15.5.1 The respondent bases this aspect of his case on certain remarks of Henchy J in Shannon v. Ireland [1984] I.R. 548, where he stated:

“Extradition treaties and reciprocal extradition legislation operate on the presumption that both parties to extradition proceedings will act in good faith. That is not to say that a prima facie case must necessarily be shown to exist at the time extradition is sought in respect of a pending charge. It is sufficient if, on the particular extradition being questioned, someone duly authorised to do so avers in good faith that a prima facie case exists. If, however, it were to transpire that the charge in the warrant was trumped up, insubstantial or brought for ulterior purposes, the good faith which is a prerequisite for the operation of extradition would be absent and the extradition arrangements would break down.”

15.5.2 It seems to this Court that it cannot be asserted on any stateable basis either that no prima facie case actually exists against this respondent, or that no one authorised to do so has averred that there is a prima facie case. The requesting state has furnished detailed particulars of the evidence they rely upon in support of the case they wish to bring to trial. The Russian authorities rely principally on the alleged confession made by the respondent to his sister. The fact that the sister has recently sought to repudiate her statement is neither here nor there. There is clearly a prima facie case on any view of the matter. That is not to say that the respondent would necessarily be convicted if afforded a fair trial in which the evidence was properly tested. Who is to say?

15.5.3 The Court is not therefore disposed to uphold the objection based on want of evidence asserting the existence of a prima facie case.

15.5.4 It is also convenient under this heading to deal with the suggestion that the respondent is not in fact wanted for trial but merely for questioning in the context of an on-going investigation. The Court has considered in detail all of the documents supporting the request and the procedural history of the case before the Russian courts. Having done so, I am satisfied that a decision in principle has been taken to charge and try the respondent, and that he is not merely wanted for questioning. He is at present a suspect, but a suspect whose prosecution is intended. The fact that further investigations, including the interviewing of the suspect, still have to be carried out does not affect this.

15.5.5 The Court therefore rejects the objection to the effect that the respondent is wanted solely, or primarily, for the purposes of investigation.

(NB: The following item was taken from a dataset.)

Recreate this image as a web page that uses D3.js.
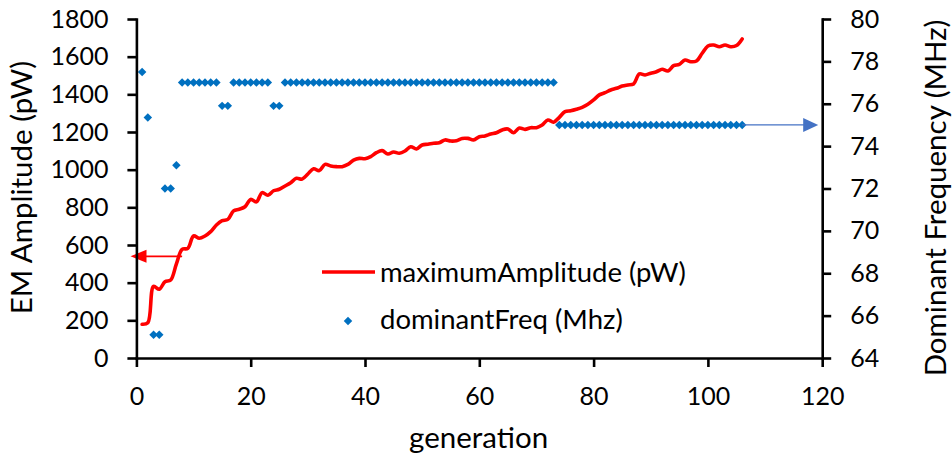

16. The Objection based on Article 8 ECHR
16.1 The Court is not disposed to uphold the objection based upon alleged interference with the right to respect for family life, as guaranteed under Article 8 ECHR. In considering this issue the Court has sought to apply the jurisprudence developed in the European arrest warrant context its judgments in Minister for Justice and Equality v. T.E. [2013] IEHC 323 (Unreported, High Court, Edwards J., 19th June, 2013), and Minister for Justice and Equality v. R.P.G. [2013] IEHC 54 (Unreported, High Court, Edwards J., 18th July, 2013). In doing so it has engaged in a rigorous examination of the evidence, both for the purpose of assessing the public interest in the respondent’s extradition, and the extent to which the proposed extradition measure would interfere with the rights of the respondent, his wife and his children D.S and F.S. I have also considered the best interests of the children concerned and have treated them as a primary consideration. The Court notes that D.S. has now attained his majority, and so the primary focus of this aspect of the Court’s deliberation’s has been on the situation of F.S., and how the respondent’s extradition would affect her.

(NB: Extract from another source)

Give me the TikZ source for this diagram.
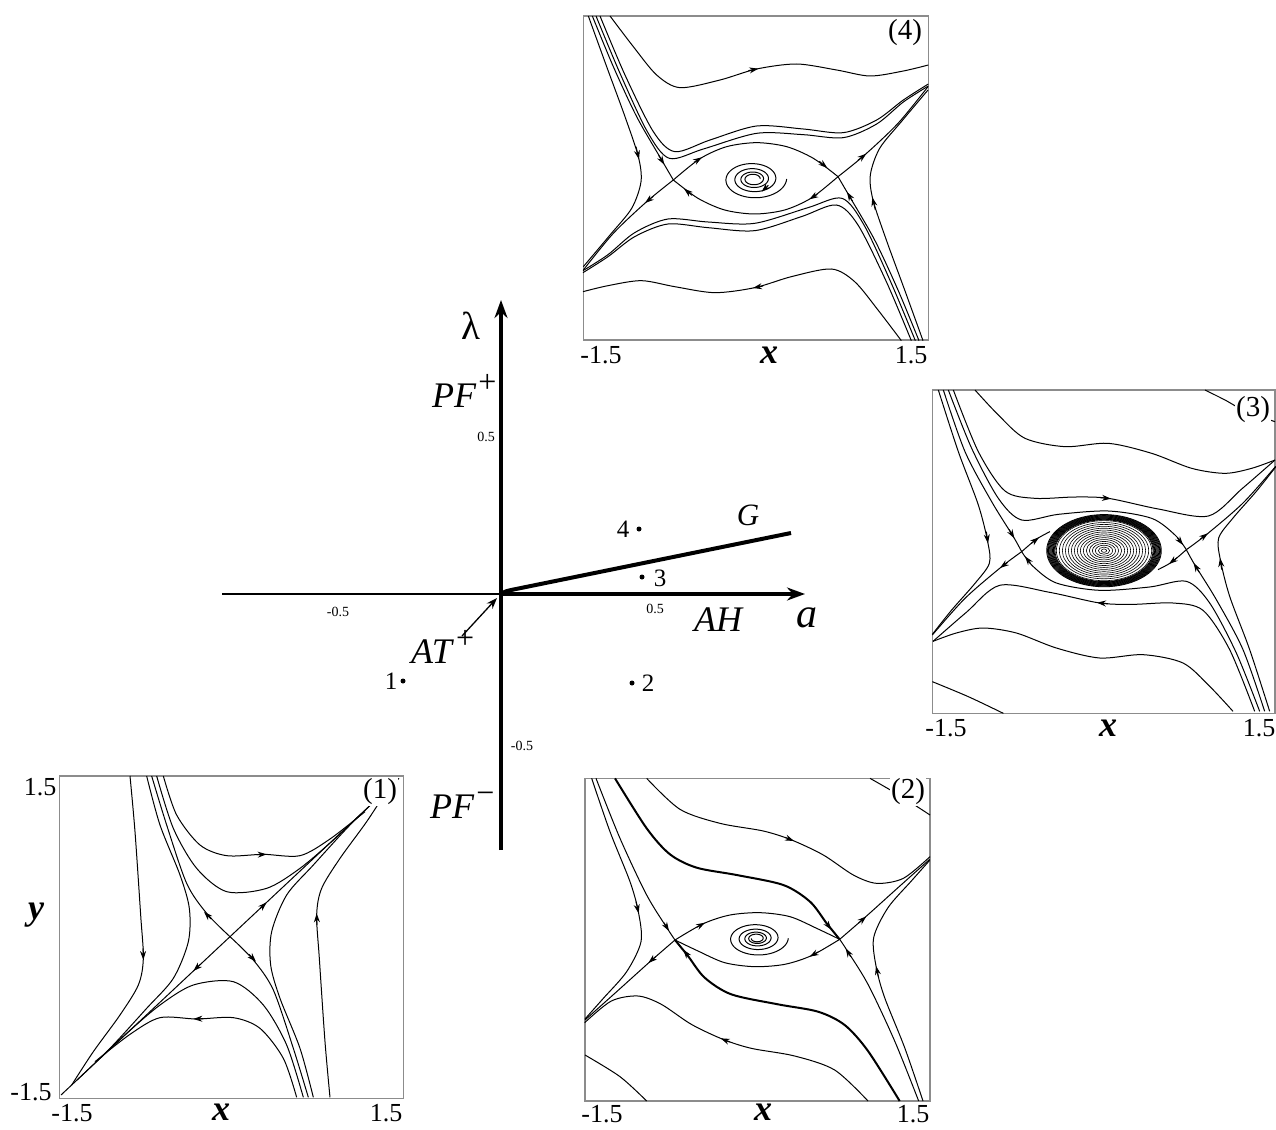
\documentclass[tikz,border=0pt]{standalone}
\usepackage{fontspec}
\setmainfont{Liberation Serif}
\usetikzlibrary{arrows.meta}
\tikzset{
  traj/.style={line width=1pt},
  sepa/.style={line width=2pt},
  panelbox/.style={line width=1.2pt, draw=black!45},
  tipar/.style={line width=1pt,-{Stealth[length=9pt,width=6pt]}},
  ticklab/.style={font=\fontsize{26}{28}\selectfont, inner sep=0pt},
  axlab/.style={font=\fontsize{36}{38}\selectfont\bfseries\itshape, inner sep=0pt},
  plab/.style={font=\fontsize{29}{31}\selectfont, inner sep=1pt, fill=white},
  biglab/.style={font=\fontsize{36}{38}\selectfont, inner sep=0pt, anchor=base west},
  smalllab/.style={font=\fontsize{14}{16}\selectfont, inner sep=0pt},
  numlab/.style={font=\fontsize{25}{27}\selectfont, inner sep=0pt},
  ptdot/.style={circle, fill=black, inner sep=0pt, minimum size=5pt},
  thickax/.style={line width=4pt},
  thinax/.style={line width=1.3pt},
}
\newcommand\mysup[1]{\hspace{2pt}\raisebox{15pt}{\fontsize{32}{32}\selectfont #1}}
% ---------- half of each phase portrait (other half by 180 deg rotation)
\newcommand\myhalfone{%
  \draw[traj] (690,515) -- (1197,40);
  \draw[tipar] (780,431) -- (800,412);
  \draw[traj] plot[smooth] coordinates {(690,515) (620,445) (560,355) (500,180) (455,33)};
  \draw[tipar] (633,462) -- (612,440);
  \draw[traj] plot[smooth] coordinates {(390,33) (405,200) (422,450) (430,580) (415,660) (360,750) (280,860) (215,960)};
  \draw[tipar] (429,550) -- (430,585);
  \draw[traj] plot[smooth] coordinates {(440,33) (480,180) (540,330) (568,430) (565,530) (520,640) (440,730) (330,850) (230,946)};
  \draw[traj] plot[smooth] coordinates {(470,33) (520,190) (590,310) (680,380) (800,370) (900,310) (1000,225) (1080,150)};
  \draw[traj] plot[smooth] coordinates {(490,33) (530,150) (600,240) (680,272) (790,268) (900,272) (990,222) (1095,140)};
  \draw[tipar] (770,269) -- (800,268);
}
\newcommand\myhalftwo{%
  \draw[traj] plot[smooth] coordinates {(230,40) (330,133) (450,175) (580,198) (665,225) (760,270) (850,330) (920,355) (1000,340) (1080,275)};
  \draw[tipar] (645,217) -- (672,228);
  \draw[traj] plot[smooth] coordinates {(65,40) (120,200) (180,350) (205,440) (213,530) (170,620) (100,700) (45,762)};
  \draw[tipar] (198,410) -- (206,445);
  \draw[traj] plot[smooth] coordinates {(78,40) (150,220) (230,390) (295,495) (315,525)};
  \draw[tipar] (282,473) -- (297,498);
  \draw[sepa] plot[smooth] coordinates {(135,40) (230,190) (300,268) (380,308) (500,330) (640,360) (720,410) (770,475) (809,523)};
  \draw[tipar] (766,470) -- (784,494);
  \draw[traj] plot[smooth] coordinates {(315,525) (400,476) (480,450) (570,443) (660,455) (740,490) (809,523)};
  \draw[tipar] (380,487) -- (405,473);
  \draw[traj] plot[smooth] coordinates {(315,525) (240,590) (140,680) (45,765)};
  \draw[tipar] (258,574) -- (235,594);
}
\newcommand\myhalfthree{%
  \draw[traj] plot[smooth] coordinates {(150,15) (220,90) (300,160) (420,185) (550,175) (680,205) (800,250) (900,265) (980,250) (1050,225)};
  \draw[traj] plot[smooth] coordinates {(40,15) (100,200) (160,360) (188,470) (193,535) (150,595) (80,675) (22,748)};
  \draw[tipar] (184,440) -- (189,475);
  \draw[traj] plot[smooth] coordinates {(55,15) (120,200) (200,350) (265,455) (290,500)};
  \draw[tipar] (252,433) -- (268,460);
  \draw[traj] plot[smooth] coordinates {(70,15) (140,190) (220,340) (290,405) (400,388) (550,378) (680,400) (750,450) (784,494)};
  \draw[tipar] (757,458) -- (774,480);
  \draw[traj] plot[smooth] coordinates {(85,15) (160,200) (240,318) (330,340) (450,336) (550,340) (700,372) (850,393) (950,312) (1050,225)};
  \draw[tipar] (525,338) -- (558,341);
  \draw[traj] plot[smooth] coordinates {(290,500) (335,462) (375,440)};
  \draw[tipar] (318,476) -- (342,457);
  \draw[traj] plot[smooth] coordinates {(290,500) (230,545) (120,640) (22,750)};
  \draw[tipar] (248,532) -- (225,549);
}
\newcommand\myhalffour{%
  \draw[traj] plot[smooth] coordinates {(120,48) (190,140) (260,225) (330,263) (450,240) (560,207) (680,192) (800,210) (900,228) (1000,213) (1075,195)};
  \draw[tipar] (535,212) -- (565,206);
  \draw[traj] plot[smooth] coordinates {(55,48) (110,200) (165,350) (205,470) (213,545) (185,625) (120,705) (40,800)};
  \draw[tipar] (198,440) -- (207,478);
  \draw[traj] plot[smooth] coordinates {(67,48) (130,200) (200,350) (275,480) (310,540)};
  \draw[tipar] (266,466) -- (283,494);
  \draw[traj] plot[smooth] coordinates {(78,48) (150,220) (232,395) (298,475) (400,447) (560,400) (700,404) (820,413) (920,372) (1000,306) (1075,258)};
  \draw[traj] plot[smooth] coordinates {(90,48) (165,225) (250,395) (315,455) (420,420) (560,378) (700,387) (820,398) (920,360) (1000,300) (1075,252)};
  \draw[traj] plot[smooth] coordinates {(310,540) (390,476) (470,440) (560,428) (650,440) (730,475) (804,530)};
  \draw[tipar] (372,487) -- (396,472);
  \draw[tipar] (748,484) -- (772,504);
  \draw[traj] plot[smooth] coordinates {(310,540) (230,605) (130,700) (40,810)};
  \draw[tipar] (250,589) -- (225,609);
}
\begin{document}
\begin{tikzpicture}[x=1pt,y=-1pt]
\useasboundingbox (0,0) rectangle (1276,1129);

% ================= central bifurcation diagram
\coordinate (O) at (501,594);
\coordinate (ytop) at (501,300);
\coordinate (ybot) at (501,850);
\coordinate (xleft) at (222,594);
\coordinate (xright) at (805,594);
\coordinate (Gbend) at (516,589);
\coordinate (Gend) at (791,533);
\coordinate (ATs) at (462,636);
\coordinate (ATe) at (497,598);

\draw[thinax] (xleft) -- (O);
\draw[thickax,-{Stealth[length=18pt,width=13pt]}] (ybot) -- (ytop);
\draw[thickax,-{Stealth[length=18pt,width=13pt]}] (O) -- (xright);
\draw[thickax] (O) .. controls (506,591) .. (Gbend) -- (Gend);
\draw[thinax,-{Stealth[length=11pt,width=8pt]}] (ATs) -- (ATe);

\node[font=\fontsize{39}{41}\selectfont, inner sep=0pt] (lam) at (471,326) {λ};
\node[biglab] (pfp) at (432,407) {\textit{PF}\mysup{+}};
\node[biglab] (pfm) at (430,818) {\textit{PF}\mysup{−}};
\node[biglab] (atp) at (411,663) {\textit{AT}\mysup{+}};
\node[font=\fontsize{36}{38}\selectfont\itshape, inner sep=0pt] (ah) at (718,620) {AH};
\node[font=\fontsize{42}{44}\selectfont\itshape, inner sep=0pt] (alab) at (807,618) {a};
\node[font=\fontsize{31}{33}\selectfont\itshape, inner sep=0pt] (glab) at (748,515) {G};
\node[smalllab] (yhalf) at (486,437) {0.5};
\node[smalllab] (ymhalf) at (522,746) {-0.5};
\node[smalllab] (xmhalf) at (338,612) {-0.5};
\node[smalllab] (xhalf) at (655,609) {0.5};

\node[ptdot] (p4) at (639,529) {};
\node[numlab] (n4) at (623,529) {4};
\node[ptdot] (p3) at (642,577) {};
\node[numlab] (n3) at (660,578) {3};
\node[ptdot] (p2) at (632,683) {};
\node[numlab] (n2) at (648,683) {2};
\node[ptdot] (p1) at (403,681) {};
\node[numlab] (n1) at (391,681) {1};

% ================= panel (4)
\begin{scope}[shift={(570,0)}, x=0.33333pt, y=-0.33333pt]
  \draw[panelbox] (40,48) rectangle (1075,1020);
  \myhalffour
  \begin{scope}[shift={(557,535)}, xscale=-1, yscale=-1, shift={(-557,-535)}]
    \myhalffour
  \end{scope}
  \draw[traj] plot[domain=0:1440, samples=240, variable=\t]
     ({550+100*exp(-0.0011*\t)*cos(\t)}, {537+62*exp(-0.0011*\t)*sin(\t)});
  \draw[tipar] (595,556) -- (575,575);
\end{scope}

% ================= panel (3)
\begin{scope}[shift={(925,385)}, x=0.33333pt, y=-0.33333pt]
  \draw[panelbox] (22,15) rectangle (1050,985);
  \myhalfthree
  \begin{scope}[shift={(537,497)}, xscale=-1, yscale=-1, shift={(-537,-497)}]
    \myhalfthree
  \end{scope}
  \draw[traj] plot[smooth] coordinates {(840,15) (900,45) (960,78) (1050,110)};
  \draw[traj] plot[smooth] coordinates {(22,890) (130,935) (235,985)};
  \foreach \r in {8,17,...,143} {\draw[line width=0.6pt] (537,497) ellipse [x radius=\r, y radius={0.63*\r}];}
  \foreach \r in {147,149.5,...,172} {\draw[line width=0.8pt] (537,497) ellipse [x radius=\r, y radius={0.63*\r}];}
\end{scope}

% ================= panel (2)
\begin{scope}[shift={(570,765)}, x=0.33333pt, y=-0.33333pt]
  \draw[panelbox] (45,40) rectangle (1080,1008);
  \myhalftwo
  \begin{scope}[shift={(562,524)}, xscale=-1, yscale=-1, shift={(-562,-524)}]
    \myhalftwo
  \end{scope}
  \draw[traj] plot[smooth] coordinates {(900,40) (990,92) (1080,150)};
  \draw[traj] plot[smooth] coordinates {(45,870) (150,935) (230,1008)};
  \draw[traj] plot[domain=0:1620, samples=260, variable=\t]
     ({560+95*exp(-0.0011*\t)*cos(\t)}, {520+55*exp(-0.0011*\t)*sin(\t)});
\end{scope}

% ================= panel (1)
\begin{scope}[shift={(0,765)}, x=0.33333pt, y=-0.33333pt]
  \draw[panelbox] (178,33) rectangle (1210,1000);
  \myhalfone
  \begin{scope}[shift={(690,515)}, xscale=-1, yscale=-1, shift={(-690,-515)}]
    \myhalfone
  \end{scope}
\end{scope}

% ================= panel labels
\node[plab] (l4) at (905,33) {(4)};
\node[plab] (l3) at (1253,410) {(3)};
\node[plab] (l2) at (908,792) {(2)};
\node[plab] (l1) at (380,792) {(1)};

\node[ticklab] (t4a) at (601,355) {-1.5};
\node[axlab]   (t4x) at (769,355) {x};
\node[ticklab] (t4b) at (911,355) {1.5};

\node[ticklab] (t3a) at (946,728) {-1.5};
\node[axlab]   (t3x) at (1108,728) {x};
\node[ticklab] (t3b) at (1259,728) {1.5};

\node[ticklab] (t2a) at (602,1114) {-1.5};
\node[axlab]   (t2x) at (763,1112) {x};
\node[ticklab] (t2b) at (913,1114) {1.5};

\node[ticklab] (t1a) at (72,1113) {-1.5};
\node[axlab]   (t1x) at (221,1112) {x};
\node[ticklab] (t1b) at (386,1113) {1.5};
\node[ticklab] (t1c) at (40,787) {1.5};
\node[ticklab] (t1d) at (31,1092) {-1.5};
\node[axlab]   (t1y) at (36,915) {y};
\end{tikzpicture}
\end{document}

16.2 I have concluded that there is a substantial public interest in the respondent’s extradition, and in circumstances where the lengthy time that has elapsed is largely due to the respondent having absconded there remains a pressing social need for his extradition. I have taken into account the roots that the respondent has put down in our society since his arrival in 2000, and in particular that he enjoys residency status, that his immediate family all now live here, that he and his wife have established a substantial business here, that his daughter F.S. was born here and is in school here, and that the respondent has purchased land and is building/ has built a house on it. However, these roots were put down in circumstances where the respondent must have known and appreciated that his situation was perilous and that if he was successfully tracked down by the Russian Federation he could face extradition. In the circumstances the weight to be attached to such ties is much less than it would be if that were not the case.



16.3 Notwithstanding the various matters that the respondent has put forward in his affidavit there is no reason to believe that his extradition would, per se, have profoundly injurious or extraordinary consequences for him, or his family. It would certainly be distressing and upsetting for them, but this is the case in every, or virtually every, extradition or rendition case where the fugitive has settled in the requested state. It seems reasonable to infer that F.S., would remain in the custody of, and continue to be raised by, the respondent’s wife and would not be de facto orphaned by the proposed extradition measure. It would unquestionably be difficult for the entire family. The Court does not seek to gainsay that. However, the evidence adduced by the respondent simply does not meet the threshold to justify a finding that the proposed extradition measure would be disproportionate to the legitimate aim being pursued by the issuing state. The substantial and continuing public interest that exists in favour of the respondent’s extradition is not outweighed by the interference with the personal rights of the respondent and his family that that would occasion.

17. The Court’s Decision
17.1 This Court having upheld the Article 6 based objection, I am not disposed in the circumstances to make an order pursuant to s. 29 (1) of the Act of 1965 as amended committing the respondent to await the order of the Minister for his extradition. In the circumstances the respondent must be discharged from the proceedings and from his bail.